Underground oasis may boost Egypt's development
[CAIRO] The Egyptian government is launching work on experimental wells in the desert following a discovery of new access points to a huge underground water oasis spanning Chad, Egypt, Libya and Sudan.
The underwater aquifer, known as the Nubian Sandstone Aquifer System (NSAS), contains an estimated 150,000 cubic kilometres of water, and Libya is already tapping into it for around 70 per cent of its water needs. But Egypt's access has so far been limited to only three main access points in the desert oases.
Egyptian geologist are now claiming they have found 20 new access points to this aquifer in the heart of the Egyptian desert, which could help reclaim about 3.7 million acres of desert in Egypt, boosting the economy and livelihoods in the region.

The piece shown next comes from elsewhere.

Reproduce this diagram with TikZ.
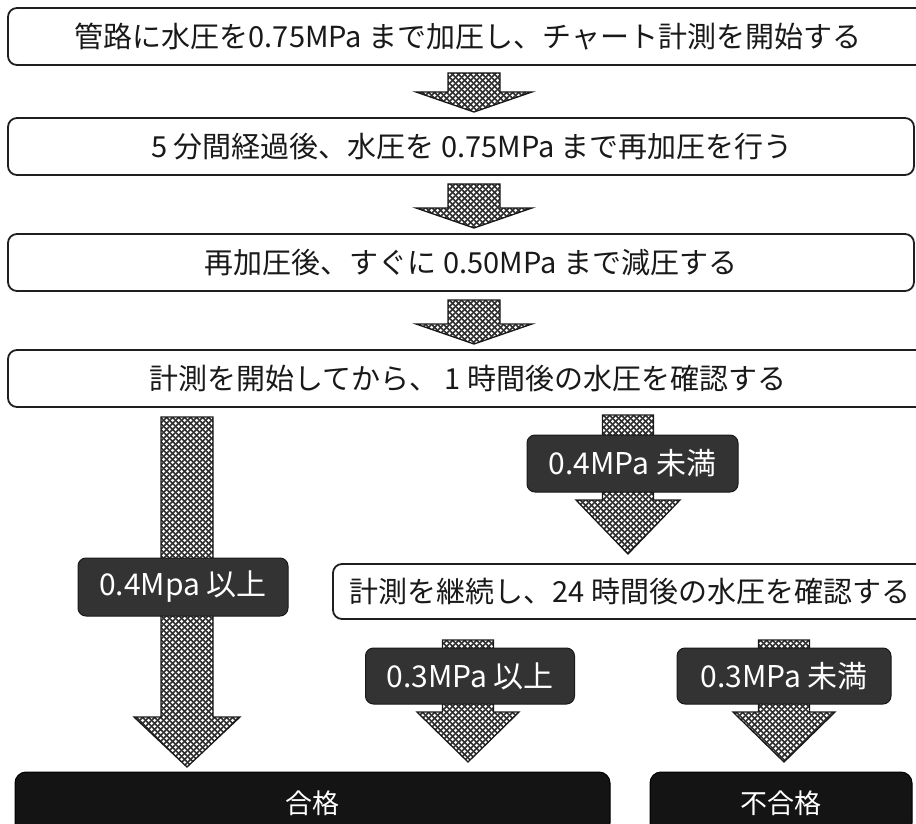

But not everyone agrees that the water can be sustainably accessed through these new links.
Khaled Abd El-Kader Ouda, professor emeritus of Stratigraphy and Paleontology at Assiut University, used satellite images of the Great Sand Sea, an area in Western Desert of Egypt that contains huge sand dunes up to 100 metres in height, and findings from a field trip to the area, to conclude that there may be access to the aquifer.
The field trip, headed by Ouda and a team from Assiut University and Desert Research Centre, found unexpected sandstone deposits which suggest the presence of geological formations containing water.
"Our team discovered a water-bearing geological layer that needs to be studied to specify the thickness of water saturation and water-bearing layer, so we can study the economic feasibility of digging this water out," Mohamed Gad, professor of hydrology at the Desert Research Centre told SciDev.Net.
They announced their findings at a press conference last month (18 October), and the Ministry of Water Resources and Irrigation issued a statement last week (1 November) endorsing the discovery of Ouda's team, and launching government-funded work on two experimental wells.
If water is accessible from these new locations, Ouda said, "it would be the core of a huge developmental project in Egypt that the government should invest in".
But the findings sparked a debate in Egypt, where many geology and hydrology scientists said it is still not clear if water is indeed there and what its quality is like.
Samer El-Mofty, the former secretary general of the Desert Research Center, told SciDev.Net: "Given that NSAS is a non-renewable aquifer system according to all the studies done on it 'till now, and the Western Desert of Egypt has received no rain water for the past 80 years, we need to do complete hydrological studies building on this discovery before investing money in reclaiming the assumed areas".
Nahed El-Arabi, director of the national Research Institute for Groundwater, said that further research is needed "to determine the amounts of safe draw — in case water exists there — before determining the areas that can be reclaimed in this region".
Maghawry Diab, professor of hydrogeology and former president of Menoufiya University said that experimental wells may provide data needed for mathematical modelling of environmentally safe amounts and methods of water extraction. But he added that each well will cost about US$170,000.
The significance of the NSAS as a potential water resource for future development programmes has also been recognised by the IAEA-UNDP-GEF Nubian Project, a research initiative launched in 2006 by the International Atomic Energy Agency with an aim to fill the knowledge gap on the aquifer and establish its equitable management for sustainable development, while protecting biodiversity and land resources.